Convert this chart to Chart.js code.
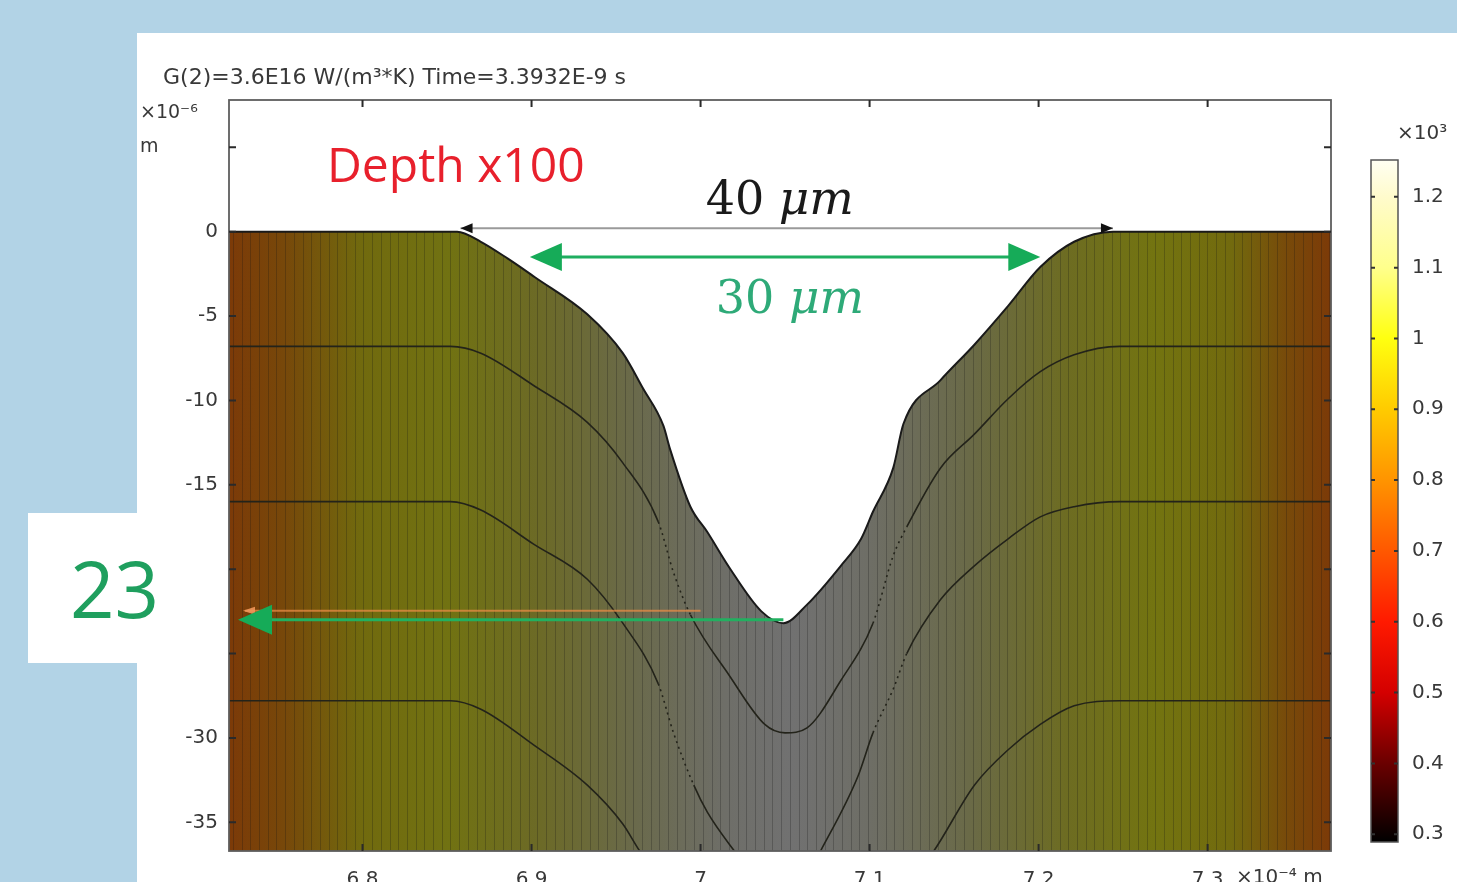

...

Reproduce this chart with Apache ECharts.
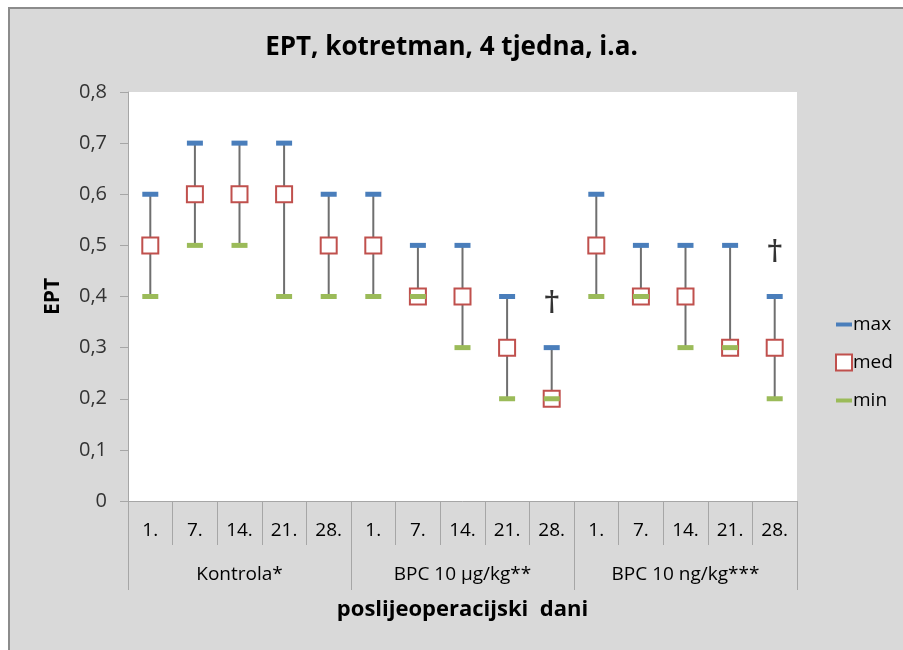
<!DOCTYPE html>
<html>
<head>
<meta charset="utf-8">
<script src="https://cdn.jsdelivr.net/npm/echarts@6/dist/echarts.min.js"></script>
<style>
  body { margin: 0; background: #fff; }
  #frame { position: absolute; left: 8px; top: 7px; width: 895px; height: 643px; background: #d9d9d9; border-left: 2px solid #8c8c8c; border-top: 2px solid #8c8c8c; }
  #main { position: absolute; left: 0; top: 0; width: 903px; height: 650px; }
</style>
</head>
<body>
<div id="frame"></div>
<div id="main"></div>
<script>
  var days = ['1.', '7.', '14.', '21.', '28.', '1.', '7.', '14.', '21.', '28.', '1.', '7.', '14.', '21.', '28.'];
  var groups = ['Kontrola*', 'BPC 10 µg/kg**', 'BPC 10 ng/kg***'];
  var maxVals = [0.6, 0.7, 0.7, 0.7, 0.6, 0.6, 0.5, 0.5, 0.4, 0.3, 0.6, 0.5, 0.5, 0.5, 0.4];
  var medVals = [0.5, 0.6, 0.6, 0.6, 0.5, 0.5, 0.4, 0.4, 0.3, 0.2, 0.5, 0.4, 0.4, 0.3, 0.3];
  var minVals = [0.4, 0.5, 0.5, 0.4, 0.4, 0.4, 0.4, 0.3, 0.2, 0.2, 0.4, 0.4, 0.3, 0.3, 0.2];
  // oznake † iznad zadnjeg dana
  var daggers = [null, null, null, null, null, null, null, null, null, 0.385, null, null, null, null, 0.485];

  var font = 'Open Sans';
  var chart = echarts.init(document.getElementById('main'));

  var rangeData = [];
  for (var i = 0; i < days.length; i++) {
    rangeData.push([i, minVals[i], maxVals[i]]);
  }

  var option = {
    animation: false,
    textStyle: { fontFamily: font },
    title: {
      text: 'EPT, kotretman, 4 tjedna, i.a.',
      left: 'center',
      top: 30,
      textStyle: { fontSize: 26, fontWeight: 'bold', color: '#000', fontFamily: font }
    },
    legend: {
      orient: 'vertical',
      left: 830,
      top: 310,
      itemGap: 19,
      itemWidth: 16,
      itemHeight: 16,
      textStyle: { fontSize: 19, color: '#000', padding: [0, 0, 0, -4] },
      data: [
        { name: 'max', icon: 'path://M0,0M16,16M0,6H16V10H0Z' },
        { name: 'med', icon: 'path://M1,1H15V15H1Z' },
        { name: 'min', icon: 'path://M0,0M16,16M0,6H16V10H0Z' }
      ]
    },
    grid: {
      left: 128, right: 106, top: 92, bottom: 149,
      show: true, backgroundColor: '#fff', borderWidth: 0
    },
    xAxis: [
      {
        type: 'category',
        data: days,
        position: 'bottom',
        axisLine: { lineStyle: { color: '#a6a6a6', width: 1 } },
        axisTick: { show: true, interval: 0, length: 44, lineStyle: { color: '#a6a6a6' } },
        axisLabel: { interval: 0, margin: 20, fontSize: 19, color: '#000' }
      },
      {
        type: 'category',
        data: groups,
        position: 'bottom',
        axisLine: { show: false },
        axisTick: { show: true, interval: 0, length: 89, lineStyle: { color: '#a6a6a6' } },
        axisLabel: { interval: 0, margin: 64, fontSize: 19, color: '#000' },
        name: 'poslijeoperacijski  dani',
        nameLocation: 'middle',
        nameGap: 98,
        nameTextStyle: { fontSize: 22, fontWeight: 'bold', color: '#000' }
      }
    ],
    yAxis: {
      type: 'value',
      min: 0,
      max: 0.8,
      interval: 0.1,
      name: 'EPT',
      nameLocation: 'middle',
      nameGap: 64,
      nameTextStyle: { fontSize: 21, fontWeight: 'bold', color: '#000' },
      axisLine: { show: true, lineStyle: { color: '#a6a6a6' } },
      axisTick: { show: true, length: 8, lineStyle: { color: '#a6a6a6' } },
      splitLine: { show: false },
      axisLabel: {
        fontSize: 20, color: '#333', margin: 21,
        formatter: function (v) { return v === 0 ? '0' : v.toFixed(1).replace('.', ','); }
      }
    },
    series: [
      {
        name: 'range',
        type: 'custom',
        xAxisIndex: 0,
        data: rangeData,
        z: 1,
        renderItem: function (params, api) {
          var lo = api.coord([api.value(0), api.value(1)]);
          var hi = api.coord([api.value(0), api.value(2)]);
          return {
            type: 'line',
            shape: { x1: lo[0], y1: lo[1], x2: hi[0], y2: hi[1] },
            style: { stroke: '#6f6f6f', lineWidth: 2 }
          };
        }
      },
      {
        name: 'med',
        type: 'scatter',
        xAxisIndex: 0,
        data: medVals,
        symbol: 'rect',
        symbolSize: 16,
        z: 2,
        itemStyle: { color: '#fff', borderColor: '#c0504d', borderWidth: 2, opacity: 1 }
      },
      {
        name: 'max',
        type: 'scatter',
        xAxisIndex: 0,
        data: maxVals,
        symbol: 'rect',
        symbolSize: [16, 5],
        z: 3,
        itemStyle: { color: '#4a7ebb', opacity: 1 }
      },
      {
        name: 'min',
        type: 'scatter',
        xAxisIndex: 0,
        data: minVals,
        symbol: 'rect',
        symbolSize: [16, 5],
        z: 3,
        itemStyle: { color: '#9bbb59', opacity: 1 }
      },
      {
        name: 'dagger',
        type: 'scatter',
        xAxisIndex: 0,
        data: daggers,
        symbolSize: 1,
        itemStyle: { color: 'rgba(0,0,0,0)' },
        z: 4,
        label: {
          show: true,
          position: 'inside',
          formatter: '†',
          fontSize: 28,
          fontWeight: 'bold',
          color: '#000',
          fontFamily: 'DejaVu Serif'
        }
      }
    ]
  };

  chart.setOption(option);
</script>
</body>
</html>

Problem description → Find the word "this" in the data and show each line that holds it.

Complete output →
Convert this chart to Chart.js code.
Reproduce this chart with Apache ECharts.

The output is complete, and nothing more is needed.